Sugary foods and sugary drinks

  • The WHO guideline recommends that daily energy intake from free sugars does not exceed 10% contribution.
  • Therefore, it is recommended that we moderate our intake of food products rich in free sugars, with occasional consumption of this entire group of sugary products that can be substituted with the sugar-free equivalents.

Water

  • Since all chemical reactions in our body occur in an aqueous environment, water is essential for the continuation of life. In addition, a sufficient amount of water helps to prevent constipation and normalize intestinal transit.
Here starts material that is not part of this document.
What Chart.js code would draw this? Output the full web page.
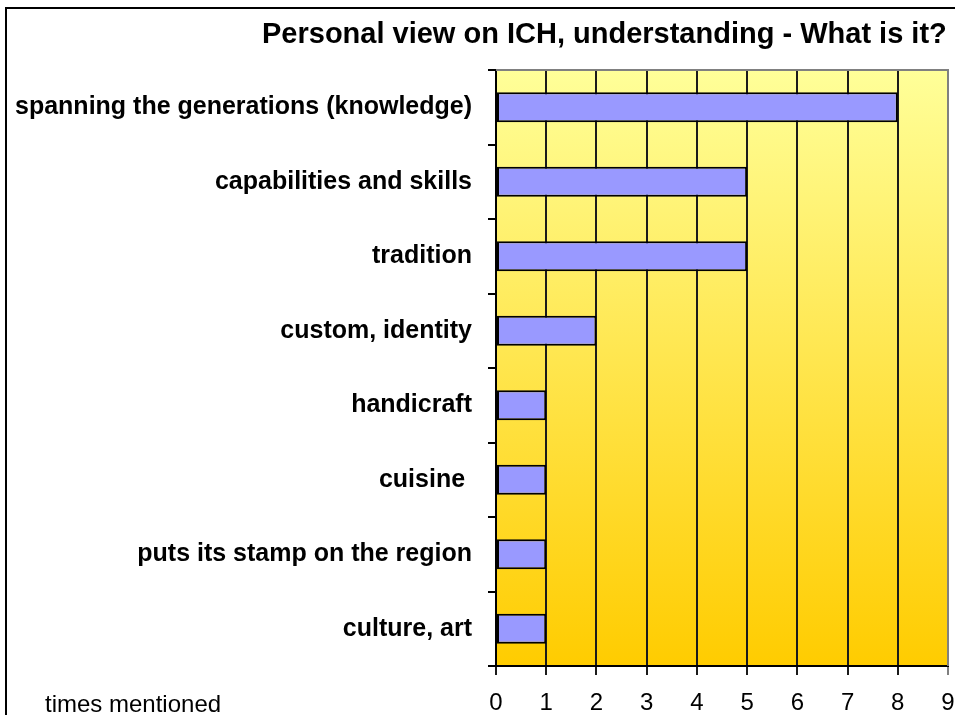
<!DOCTYPE html>
<html>
<head>
<meta charset="utf-8">
<script src="https://cdn.jsdelivr.net/npm/chart.js@4/dist/chart.umd.min.js"></script>
<style>
  html, body { margin: 0; padding: 0; background: #fff; }
  #wrap { width: 955px; height: 715px; position: relative; }
</style>
</head>
<body>
<div id="wrap"><canvas id="c" width="955" height="715"></canvas></div>
<script>
const titleText = "Personal view on ICH, understanding - What is it?";
const axisNote = "times mentioned";
const categories = [
  "spanning the generations (knowledge)",
  "capabilities and skills",
  "tradition",
  "custom, identity",
  "handicraft",
  "cuisine ",
  "puts its stamp on the region",
  "culture, art"
];
const mentions = [8, 5, 5, 2, 1, 1, 1, 1];
const xMin = 0;
const xMax = 9;

const FONT = "'Liberation Sans', Arial, Helvetica, sans-serif";

const decor = {
  id: 'decor',
  beforeDraw(chart) {
    const { ctx, chartArea: a } = chart;
    ctx.save();
    const g = ctx.createLinearGradient(0, a.top, 0, a.bottom);
    g.addColorStop(0, '#FFFF99');
    g.addColorStop(1, '#FFCC00');
    ctx.fillStyle = g;
    ctx.fillRect(a.left, a.top, a.right - a.left, a.bottom - a.top);
    ctx.restore();
  },
  afterDraw(chart) {
    const { ctx, chartArea: a } = chart;
    ctx.save();
    ctx.strokeStyle = '#808080';
    ctx.lineWidth = 2;
    ctx.beginPath();
    ctx.moveTo(a.left, a.top);
    ctx.lineTo(a.right, a.top);
    ctx.lineTo(a.right, a.bottom);
    ctx.stroke();
    ctx.strokeStyle = '#000';
    ctx.lineWidth = 2;
    ctx.strokeRect(6, 8, 1200, 1200);
    ctx.fillStyle = '#000';
    ctx.font = 'bold 29px ' + FONT;
    ctx.textAlign = 'left';
    ctx.textBaseline = 'alphabetic';
    ctx.fillText(titleText, 262, 43);
    ctx.font = '24px ' + FONT;
    ctx.fillText(axisNote, 45, 712);
    ctx.restore();
  }
};

new Chart(document.getElementById('c'), {
  type: 'bar',
  data: {
    labels: categories,
    datasets: [{
      data: mentions,
      backgroundColor: '#9999FF',
      borderColor: '#000000',
      borderWidth: 2,
      borderSkipped: false,
      barPercentage: 0.4,
      categoryPercentage: 1.0
    }]
  },
  options: {
    indexAxis: 'y',
    responsive: false,
    animation: false,
    devicePixelRatio: 1,
    layout: { padding: { top: 70, right: 7, left: 0, bottom: 0 } },
    plugins: {
      legend: { display: false },
      title: { display: false },
      tooltip: { enabled: false }
    },
    scales: {
      x: {
        type: 'linear',
        position: 'bottom',
        min: xMin,
        max: xMax,
        ticks: {
          stepSize: 1,
          color: '#000',
          font: { family: FONT, size: 24 },
          padding: 14,
          maxRotation: 0
        },
        grid: {
          drawOnChartArea: true,
          drawTicks: true,
          tickLength: 9,
          lineWidth: 2,
          color: (c) => (c.tick && c.tick.value === xMax) ? '#808080' : '#1a1a1a'
        },
        border: { display: true, color: '#000', width: 2 },
        afterFit(scale) {
          scale.height = 49;
          scale.paddingRight = 0;
          scale.paddingLeft = 0;
        }
      },
      y: {
        type: 'category',
        position: 'left',
        ticks: {
          color: '#000',
          font: { family: FONT, size: 25, weight: 'bold' },
          padding: 16,
          autoSkip: false
        },
        grid: {
          offset: true,
          drawOnChartArea: false,
          drawTicks: true,
          tickLength: 8,
          lineWidth: 2,
          color: '#000'
        },
        border: { display: true, color: '#000', width: 2 },
        afterFit(scale) {
          scale.width = 496;
          scale.paddingTop = 0;
          scale.paddingBottom = 0;
        }
      }
    }
  },
  plugins: [decor]
});
</script>
</body>
</html>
The recommended consumption is from one liter to two liters per day, depending on age and personal situation.

Fermented Alcoholic Beverages: Wine and beer

  • Wine and beer should be consumed only by adults and always in moderation, without encouraging bad consumption habits or consumption by abstainers.
  • Adult males should not exceed two units (1 unit = 1 glass of wine or one bottle of beer) of consumption per day, slightly less for adult females (1-1.5 units).
  • However, consumption of these beverages may increase the risk of certain diseases and accidents, and they should not be consumed during pregnancy, lactation, childhood, and adolescence.